Benarkah Iblis Bertauhid?

BENAKAH Iblis bertauhid? Pertanyaan ini pernah saya lontarkan saat kuliah teologi di UIN SGD Bandung. Mendengar pertanyaan tersebut, dosen teologi saya malah balik tanya: memangnya kenapa jika iblis bertauhid? 

Ditanya seperti itu saya sempat kaget. Namun, saya cepat menjawab bahwa pertanyaan tersebut muncul setelah membaca ayat tentang dialog antara Tuhan dan iblis setelah selesai penciptaan manusia pertama dan penipuan ruh. Tuhan memerintahkan malaikat dan iblis agar bersujud kepada Adam, makhluk manusia yang diciptakan Tuhan. Para malaikat pun bersujud. Hanya iblis yang menolak perintah-Nya. Kejadian ini terekam dalam  surah al-Baqarah ayat 34, al-A’raf ayat 11, al-Hijr ayat 29, al-Kahfi ayat 50, Thaha ayat 116, dan Shad ayat 72. 

Tuhan kemudian menanyakan alasan iblis tidak mematuhi perintah-Nya. Iblis menyatakan bahwa dirinya lebih mulia ketimbang Adam. Pembangkangan iblis membuat Tuhan marah sehingga diusirnya iblis dari surga dan kelak akan ditempatkan dalam neraka. Iblis tidak bisa berbuat apa-apa atas vonis tersebut. Iblis kemudian meminta kepada Tuhan agar dirinya tidak diwafatkan dan diberi kewenangan untuk menggoda manusia. Iblis pun beraksi sampai Adam dan Hawa terjerumus dalam ketidaktaatan kepada Tuhan. Akibatnya, Tuhan mengeluarkan dua makhluk manusia tersebut dari surga dan ditempatkan di alam dunia.

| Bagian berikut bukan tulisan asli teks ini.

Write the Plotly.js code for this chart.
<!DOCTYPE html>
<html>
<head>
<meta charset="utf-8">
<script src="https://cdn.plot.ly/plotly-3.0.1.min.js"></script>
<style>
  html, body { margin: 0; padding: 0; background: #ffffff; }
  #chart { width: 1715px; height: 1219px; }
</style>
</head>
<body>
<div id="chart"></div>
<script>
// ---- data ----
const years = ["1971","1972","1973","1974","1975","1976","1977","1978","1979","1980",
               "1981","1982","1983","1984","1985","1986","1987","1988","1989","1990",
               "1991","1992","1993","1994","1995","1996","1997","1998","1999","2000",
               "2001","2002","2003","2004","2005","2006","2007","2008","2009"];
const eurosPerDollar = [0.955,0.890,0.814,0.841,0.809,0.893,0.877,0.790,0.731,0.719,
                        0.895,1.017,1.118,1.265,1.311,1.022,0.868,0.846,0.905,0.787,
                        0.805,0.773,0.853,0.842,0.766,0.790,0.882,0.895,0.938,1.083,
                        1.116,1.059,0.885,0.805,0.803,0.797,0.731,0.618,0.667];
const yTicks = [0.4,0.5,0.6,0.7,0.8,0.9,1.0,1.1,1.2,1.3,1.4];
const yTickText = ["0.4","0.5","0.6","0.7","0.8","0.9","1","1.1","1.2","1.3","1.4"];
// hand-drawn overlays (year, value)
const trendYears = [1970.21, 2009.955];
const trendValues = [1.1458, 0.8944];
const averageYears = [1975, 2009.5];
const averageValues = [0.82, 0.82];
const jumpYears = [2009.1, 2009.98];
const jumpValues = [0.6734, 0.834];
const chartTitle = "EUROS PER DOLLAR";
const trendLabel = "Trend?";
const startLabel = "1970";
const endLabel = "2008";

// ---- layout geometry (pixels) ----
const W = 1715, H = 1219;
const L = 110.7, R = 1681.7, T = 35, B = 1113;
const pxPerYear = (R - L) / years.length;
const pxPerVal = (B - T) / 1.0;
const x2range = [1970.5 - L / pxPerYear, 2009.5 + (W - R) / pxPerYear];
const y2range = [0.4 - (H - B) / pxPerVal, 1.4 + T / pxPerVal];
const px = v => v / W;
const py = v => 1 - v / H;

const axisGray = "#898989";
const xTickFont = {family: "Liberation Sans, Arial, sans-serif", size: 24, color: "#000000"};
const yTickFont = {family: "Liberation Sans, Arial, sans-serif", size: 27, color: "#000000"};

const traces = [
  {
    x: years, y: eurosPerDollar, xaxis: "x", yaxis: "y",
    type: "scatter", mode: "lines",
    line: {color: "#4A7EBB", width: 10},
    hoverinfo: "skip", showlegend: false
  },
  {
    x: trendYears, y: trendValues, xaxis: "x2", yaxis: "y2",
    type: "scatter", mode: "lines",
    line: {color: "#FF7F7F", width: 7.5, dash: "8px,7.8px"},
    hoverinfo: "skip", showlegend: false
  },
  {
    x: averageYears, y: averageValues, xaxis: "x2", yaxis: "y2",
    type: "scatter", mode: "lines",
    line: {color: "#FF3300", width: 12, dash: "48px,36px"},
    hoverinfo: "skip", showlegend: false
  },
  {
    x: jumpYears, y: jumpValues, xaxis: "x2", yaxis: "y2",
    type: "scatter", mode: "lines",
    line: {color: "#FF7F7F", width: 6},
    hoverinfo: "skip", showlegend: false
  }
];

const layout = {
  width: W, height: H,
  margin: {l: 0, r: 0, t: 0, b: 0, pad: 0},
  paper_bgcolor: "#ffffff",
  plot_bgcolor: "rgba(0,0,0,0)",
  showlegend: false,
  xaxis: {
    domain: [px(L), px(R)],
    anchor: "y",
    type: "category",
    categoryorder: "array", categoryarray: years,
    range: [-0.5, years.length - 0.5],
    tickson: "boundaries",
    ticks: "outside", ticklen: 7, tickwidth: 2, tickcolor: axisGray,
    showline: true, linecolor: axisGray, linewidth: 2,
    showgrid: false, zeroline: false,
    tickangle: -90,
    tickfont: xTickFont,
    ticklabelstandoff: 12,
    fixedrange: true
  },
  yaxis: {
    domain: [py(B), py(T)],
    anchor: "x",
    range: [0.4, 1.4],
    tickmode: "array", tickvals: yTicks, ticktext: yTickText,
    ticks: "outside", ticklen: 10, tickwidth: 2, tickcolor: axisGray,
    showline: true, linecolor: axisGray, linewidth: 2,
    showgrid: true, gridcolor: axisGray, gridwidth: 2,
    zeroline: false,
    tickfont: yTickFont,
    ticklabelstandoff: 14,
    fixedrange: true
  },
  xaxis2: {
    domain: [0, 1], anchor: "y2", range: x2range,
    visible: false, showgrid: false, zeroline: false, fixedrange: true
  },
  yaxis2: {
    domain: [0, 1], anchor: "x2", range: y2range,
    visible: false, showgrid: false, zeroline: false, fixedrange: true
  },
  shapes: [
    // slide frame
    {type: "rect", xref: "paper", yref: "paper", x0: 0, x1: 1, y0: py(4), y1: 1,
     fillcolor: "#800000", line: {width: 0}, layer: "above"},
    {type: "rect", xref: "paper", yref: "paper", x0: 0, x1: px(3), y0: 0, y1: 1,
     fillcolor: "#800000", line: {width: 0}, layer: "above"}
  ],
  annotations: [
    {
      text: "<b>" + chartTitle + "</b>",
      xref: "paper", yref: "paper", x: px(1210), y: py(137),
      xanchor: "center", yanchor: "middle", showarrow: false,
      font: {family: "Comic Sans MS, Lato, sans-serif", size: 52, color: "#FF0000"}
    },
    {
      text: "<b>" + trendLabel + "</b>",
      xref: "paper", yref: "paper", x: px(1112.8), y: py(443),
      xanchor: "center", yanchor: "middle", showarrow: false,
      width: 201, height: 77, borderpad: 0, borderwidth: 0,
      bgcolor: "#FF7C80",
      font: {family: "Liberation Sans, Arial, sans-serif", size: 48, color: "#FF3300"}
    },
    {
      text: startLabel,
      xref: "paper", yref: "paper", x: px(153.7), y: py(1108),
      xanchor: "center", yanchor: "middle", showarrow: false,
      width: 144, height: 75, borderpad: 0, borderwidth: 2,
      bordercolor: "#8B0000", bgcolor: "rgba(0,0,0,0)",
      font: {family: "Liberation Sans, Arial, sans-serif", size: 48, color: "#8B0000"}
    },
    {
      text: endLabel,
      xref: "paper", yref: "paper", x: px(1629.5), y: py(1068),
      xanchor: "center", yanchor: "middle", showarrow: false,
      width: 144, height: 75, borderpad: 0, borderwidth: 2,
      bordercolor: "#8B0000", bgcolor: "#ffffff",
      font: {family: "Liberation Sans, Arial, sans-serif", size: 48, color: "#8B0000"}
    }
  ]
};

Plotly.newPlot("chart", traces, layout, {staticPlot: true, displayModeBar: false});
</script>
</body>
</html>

Menurut Ibnu Arabi, pembangkangan iblis merupakan bentuk penegasan dari sikap mengesakan Tuhan karena yang layak disembah atau bersujud hanya kepada Tuhan. Selain Tuhan tidak pantas untuk disikapi dengan sembahan dalam bentuk sujud. Dari sudut pandang ketauhidan tampaknya sepintas benar. Akan tetapi, ketauhidan tanpa ketaatan sangat tidak bermakna. Begitu juga dengan ketaatan tanpa didasari nilai tauhid sangatlah kurang bermakna. Taat dengan didasari tauhid merupakan substansi agama yang perlu diperhatikan umat Islam dalam menjalankan keberagamaannya. 

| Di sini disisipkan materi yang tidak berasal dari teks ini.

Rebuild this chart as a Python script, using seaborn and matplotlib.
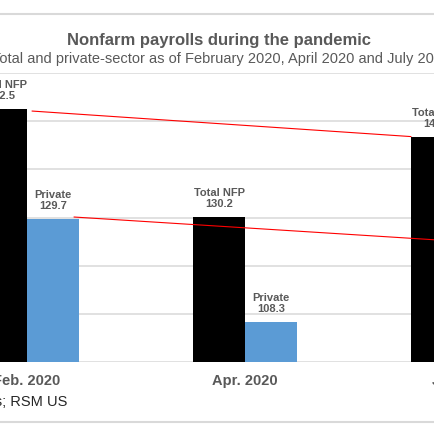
import matplotlib
matplotlib.use("Agg")
import pandas as pd
import seaborn as sns
from matplotlib import pyplot as plt
from matplotlib.lines import Line2D

# Dades (milions de llocs de treball)
mesos = ["Feb. 2020", "Apr. 2020", "Jul. 2021"]
series = ["Total NFP", "Private"]
total_nfp = [152.5, 130.2, 146.8]
privat = [129.7, 108.3, 125.0]
y_ticks = [100, 110, 120, 130, 140, 150, 160]
# línies vermelles: Feb -> Jul
trend_total = [152.1, 146.8]
trend_privat = [130.1, 125.0]

titol = "Nonfarm payrolls during the pandemic"
subtitol = "Total and private-sector as of February 2020, April 2020 and July 2021"
font = "Source: Bureau of Labor Statistics; RSM US"

df = pd.DataFrame({
    "mes": mesos * 2,
    "serie": [series[0]] * 3 + [series[1]] * 3,
    "valor": total_nfp + privat,
})

sns.set_theme(style="white")
plt.rcParams["font.family"] = ["Liberation Sans", "DejaVu Sans"]

gris = "#595959"
W = 435.0

fig = plt.figure(figsize=(4.35, 4.35), dpi=100)
fig.patch.set_facecolor("white")
# l'àrea del gràfic surt per l'esquerra i la dreta
ax = fig.add_axes([-82 / W, 72 / W, 654 / W, 289 / W])

amplada = 0.477
sns.barplot(data=df, x="mes", y="valor", hue="serie", hue_order=series,
            palette=["#000000", "#5B9BD5"], width=amplada, gap=0,
            saturation=1, linewidth=0, legend=False, ax=ax, zorder=2)

ax.set_xlim(-0.5, 2.5)
ax.set_ylim(100, 160)
ax.set_yticks(y_ticks)
ax.set_yticklabels([])
ax.grid(axis="y", color="#D9D9D9", lw=1.1)
ax.grid(axis="x", visible=False)
ax.set_axisbelow(True)
for s in ax.spines.values():
    s.set_visible(False)
ax.tick_params(length=0)
ax.tick_params(axis="x", pad=8, labelsize=10.5, labelcolor=gris)
for t in ax.get_xticklabels():
    t.set_fontweight("bold")
ax.set_xlabel("")
ax.set_ylabel("")

# etiquetes de les barres
for cont, nom, vals in zip(ax.containers, series, [total_nfp, privat]):
    ax.bar_label(cont, labels=[f"{nom}\n{v:.1f}" for v in vals], padding=6.5,
                 fontsize=8, fontweight="bold", color=gris, linespacing=1.1)

# línies vermelles
mig = amplada / 2
ax.plot([0 + 0.023, 2 - mig], trend_total, color="red", lw=0.8, zorder=5)
ax.plot([mig - 0.023, 2], trend_privat, color="red", lw=0.8, zorder=5)

fig.text(219 / W, 1 - 40 / W, titol, ha="center", va="center",
         fontsize=12, fontweight="bold", color=gris)
fig.text(221 / W, 1 - 59.5 / W, subtitol, ha="center", va="center",
         fontsize=10.5, color=gris)
fig.text(67 / W, 1 - 402 / W, font, ha="right", va="center",
         fontsize=10.5, color="#262626")

# vores de l'àrea del gràfic
for yp in [15, 423]:
    fig.add_artist(Line2D([0, 1], [1 - yp / W] * 2, color="#D9D9D9", lw=1.5,
                          transform=fig.transFigure))

fig.savefig("out.png", dpi=100)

Dalam khazanah ilmu-ilmu Islam, peristiwa jatuhnya Adam dan Hawa ke dunia ditafsirkan dengan berbagai perspektif. Para filsuf, sufi, dan fuqaha pun berbeda-beda dalam memahami peristiwa tersebut. Muhammad Iqbal (1877-1938) menjelaskan bahwa Adam bukanlah individu yang terlempar karena dosa, tetapi ia adalah simbol dari konsep manusia sadar-diri. Artinya, kejatuhan Adam adalah bermakna peralihan (mengalir) dari tingkat naluriah primitif (yang terpenjara) menuju ke tingkat kesadaran-diri yang merdeka dengan tetap dapat mengalami keraguan dan keingkaran yang manusiawi.

 Jatuhnya Adam membuktikan bahwa manusia tidak sempurna sehingga ia senantiasa untuk berada dalam proses menuju/menjadi sempurna. Karena itu, seorang manusia mestinya memahami ‘diri yang sejati’ yang terkait dengan siapa aku sebenarnya melalui kehendak-kreatif, atau refleksi yang mendalam sehingga sadar bahwa ada yang Lebih-Mahasempurna di alam semesta ini.

Meskipun iblis itu dikategorikan sebagai contoh makhluk yang durhaka, tetapi keberadaan iblis sangat diperlukan bagi kehidupan manusia karena dengan adanya hambatan yang dilakukan iblis (dalam beribadah kepada Tuhan) manusia menjadi paham bahwa berjalan menuju Tuhan tidaklah semudah membalik telapak tangan. Ikhtiar dan optimalisasi diri dalam beribadah dan menjalankan perannya sebagai khalifah fil ardh menjadi sarana jihad dan ujian keimanan manusia.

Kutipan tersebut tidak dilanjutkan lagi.